» Written problem: Pick out each line below containing "this".

» Supplied data:

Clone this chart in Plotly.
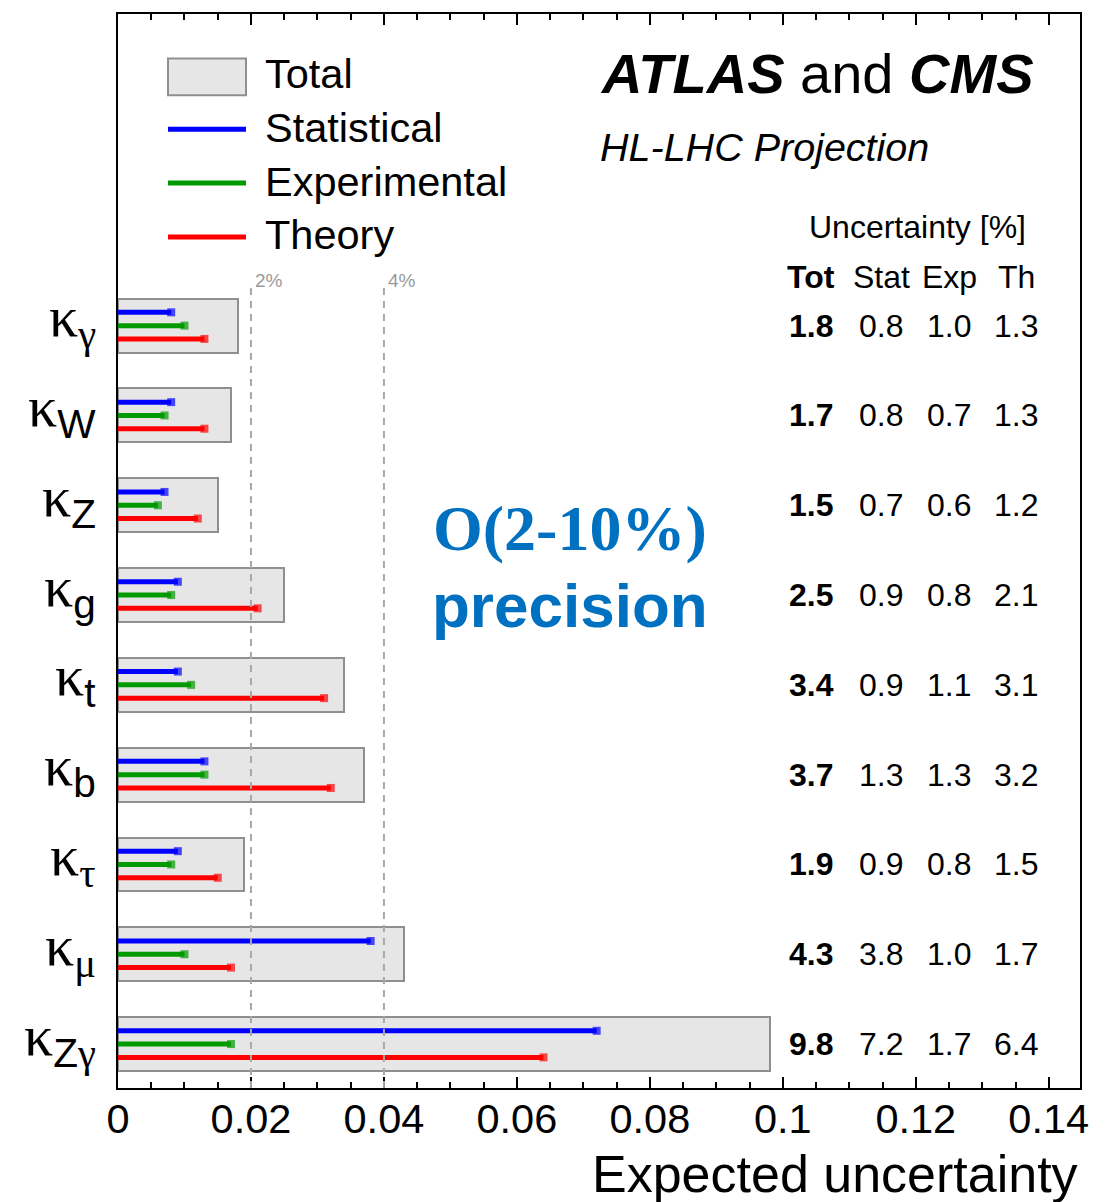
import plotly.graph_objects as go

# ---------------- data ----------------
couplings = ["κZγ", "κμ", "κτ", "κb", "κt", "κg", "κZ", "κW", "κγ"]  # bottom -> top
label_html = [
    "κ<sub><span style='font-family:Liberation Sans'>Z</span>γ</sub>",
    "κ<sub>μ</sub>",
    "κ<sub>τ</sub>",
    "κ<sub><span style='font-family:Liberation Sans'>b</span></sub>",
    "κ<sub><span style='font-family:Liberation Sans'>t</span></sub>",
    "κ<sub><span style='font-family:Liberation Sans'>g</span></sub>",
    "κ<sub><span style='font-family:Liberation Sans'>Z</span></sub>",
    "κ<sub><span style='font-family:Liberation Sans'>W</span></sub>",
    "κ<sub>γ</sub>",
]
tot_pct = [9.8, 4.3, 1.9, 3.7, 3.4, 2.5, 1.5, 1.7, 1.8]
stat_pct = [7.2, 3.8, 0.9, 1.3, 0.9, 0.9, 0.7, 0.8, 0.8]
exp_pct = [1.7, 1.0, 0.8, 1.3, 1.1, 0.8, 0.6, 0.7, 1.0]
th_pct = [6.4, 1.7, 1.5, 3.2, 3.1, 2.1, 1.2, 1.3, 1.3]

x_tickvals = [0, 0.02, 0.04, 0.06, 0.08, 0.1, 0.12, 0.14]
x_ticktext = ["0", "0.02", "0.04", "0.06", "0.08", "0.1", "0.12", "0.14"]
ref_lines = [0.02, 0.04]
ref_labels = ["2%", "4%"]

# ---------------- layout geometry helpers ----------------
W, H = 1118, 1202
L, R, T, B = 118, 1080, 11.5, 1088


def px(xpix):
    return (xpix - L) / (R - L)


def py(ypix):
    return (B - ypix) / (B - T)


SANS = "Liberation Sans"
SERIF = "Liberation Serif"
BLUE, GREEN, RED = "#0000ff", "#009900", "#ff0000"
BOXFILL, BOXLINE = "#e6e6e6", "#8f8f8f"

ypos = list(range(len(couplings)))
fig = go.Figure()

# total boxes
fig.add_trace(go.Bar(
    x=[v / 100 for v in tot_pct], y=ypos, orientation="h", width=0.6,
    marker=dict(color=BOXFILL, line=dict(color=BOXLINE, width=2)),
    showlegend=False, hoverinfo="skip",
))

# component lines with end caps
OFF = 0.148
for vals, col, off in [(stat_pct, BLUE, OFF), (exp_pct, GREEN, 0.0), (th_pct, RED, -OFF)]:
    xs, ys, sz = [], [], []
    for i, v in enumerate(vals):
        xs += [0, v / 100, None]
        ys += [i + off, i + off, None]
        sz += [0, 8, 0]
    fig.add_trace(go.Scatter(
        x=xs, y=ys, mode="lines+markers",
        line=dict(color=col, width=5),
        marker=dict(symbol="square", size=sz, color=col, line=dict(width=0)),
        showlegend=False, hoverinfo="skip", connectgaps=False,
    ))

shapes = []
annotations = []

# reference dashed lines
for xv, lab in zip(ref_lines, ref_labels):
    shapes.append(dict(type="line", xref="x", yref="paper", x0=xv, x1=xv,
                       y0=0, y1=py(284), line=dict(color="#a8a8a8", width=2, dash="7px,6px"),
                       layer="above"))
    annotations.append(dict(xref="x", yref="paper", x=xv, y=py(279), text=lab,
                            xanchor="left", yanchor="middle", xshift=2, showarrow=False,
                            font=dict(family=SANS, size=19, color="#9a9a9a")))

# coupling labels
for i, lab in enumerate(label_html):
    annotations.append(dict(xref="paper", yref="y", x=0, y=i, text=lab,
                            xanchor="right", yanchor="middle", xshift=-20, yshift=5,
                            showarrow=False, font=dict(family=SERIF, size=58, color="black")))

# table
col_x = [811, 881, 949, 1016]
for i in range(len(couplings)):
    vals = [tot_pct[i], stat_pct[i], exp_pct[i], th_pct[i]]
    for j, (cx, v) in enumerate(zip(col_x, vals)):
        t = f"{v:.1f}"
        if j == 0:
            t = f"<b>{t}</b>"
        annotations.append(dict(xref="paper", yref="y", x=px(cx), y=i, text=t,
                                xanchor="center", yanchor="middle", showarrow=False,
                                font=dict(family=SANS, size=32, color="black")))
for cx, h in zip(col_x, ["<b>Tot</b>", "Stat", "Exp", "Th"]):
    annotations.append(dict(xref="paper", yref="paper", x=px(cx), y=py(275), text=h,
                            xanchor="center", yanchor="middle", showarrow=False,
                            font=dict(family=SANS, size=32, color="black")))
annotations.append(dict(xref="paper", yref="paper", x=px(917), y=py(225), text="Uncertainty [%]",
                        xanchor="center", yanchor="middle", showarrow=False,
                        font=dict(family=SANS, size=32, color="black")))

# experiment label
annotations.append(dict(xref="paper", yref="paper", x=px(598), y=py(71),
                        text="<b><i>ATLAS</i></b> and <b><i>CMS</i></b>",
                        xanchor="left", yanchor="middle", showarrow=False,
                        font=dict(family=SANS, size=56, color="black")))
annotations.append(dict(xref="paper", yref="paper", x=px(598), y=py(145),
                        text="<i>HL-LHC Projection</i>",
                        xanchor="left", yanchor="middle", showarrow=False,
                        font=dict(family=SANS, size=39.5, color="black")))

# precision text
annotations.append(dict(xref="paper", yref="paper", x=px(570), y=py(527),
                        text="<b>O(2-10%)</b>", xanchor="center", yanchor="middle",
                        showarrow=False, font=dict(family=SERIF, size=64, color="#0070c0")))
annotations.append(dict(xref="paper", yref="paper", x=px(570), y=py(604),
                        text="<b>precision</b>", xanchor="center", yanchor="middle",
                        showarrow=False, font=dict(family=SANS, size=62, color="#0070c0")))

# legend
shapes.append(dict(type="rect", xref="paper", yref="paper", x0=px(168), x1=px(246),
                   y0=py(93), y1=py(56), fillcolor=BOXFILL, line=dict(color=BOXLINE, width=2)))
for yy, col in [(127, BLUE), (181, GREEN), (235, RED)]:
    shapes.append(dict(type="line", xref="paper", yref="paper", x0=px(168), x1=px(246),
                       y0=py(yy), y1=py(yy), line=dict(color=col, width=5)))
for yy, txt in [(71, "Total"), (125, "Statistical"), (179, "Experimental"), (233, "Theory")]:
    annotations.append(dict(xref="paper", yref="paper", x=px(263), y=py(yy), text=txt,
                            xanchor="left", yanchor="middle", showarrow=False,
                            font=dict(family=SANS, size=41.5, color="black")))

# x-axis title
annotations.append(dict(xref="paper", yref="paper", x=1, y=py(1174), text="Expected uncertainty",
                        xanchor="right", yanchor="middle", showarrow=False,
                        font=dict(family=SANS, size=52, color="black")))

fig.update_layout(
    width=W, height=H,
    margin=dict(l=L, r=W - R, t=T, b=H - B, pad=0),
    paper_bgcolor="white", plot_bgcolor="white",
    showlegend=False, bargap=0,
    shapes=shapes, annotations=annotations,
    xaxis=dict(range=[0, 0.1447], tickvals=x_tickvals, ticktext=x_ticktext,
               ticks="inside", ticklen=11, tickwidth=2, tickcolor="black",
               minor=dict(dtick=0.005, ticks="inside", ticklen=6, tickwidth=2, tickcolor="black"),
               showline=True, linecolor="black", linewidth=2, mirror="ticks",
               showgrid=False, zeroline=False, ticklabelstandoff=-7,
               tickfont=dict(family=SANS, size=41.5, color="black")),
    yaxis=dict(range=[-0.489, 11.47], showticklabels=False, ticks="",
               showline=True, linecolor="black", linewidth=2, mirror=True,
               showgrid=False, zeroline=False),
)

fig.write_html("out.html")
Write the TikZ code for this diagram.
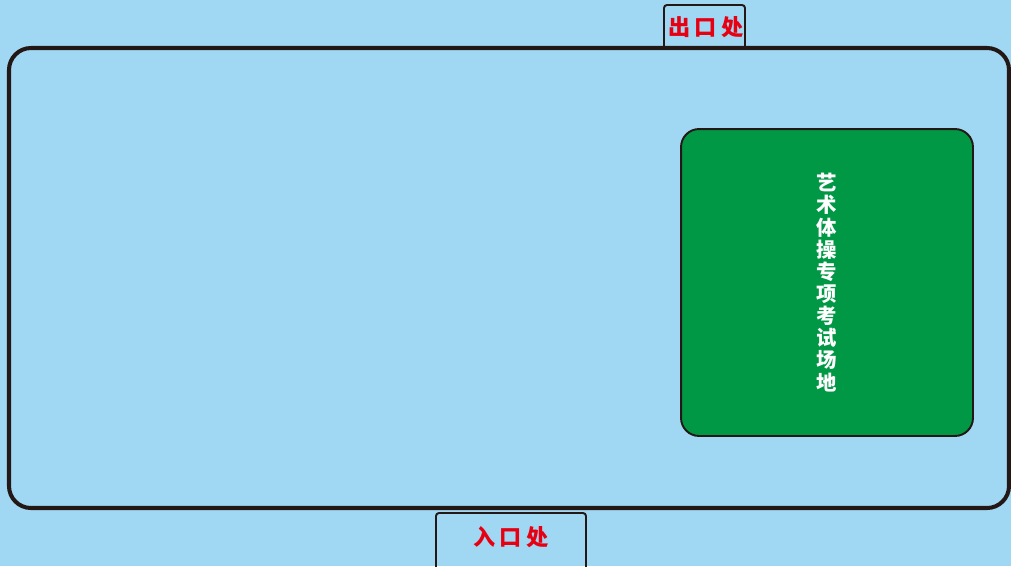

» Correct answer:
Clone this chart in Plotly.
Write the TikZ code for this diagram.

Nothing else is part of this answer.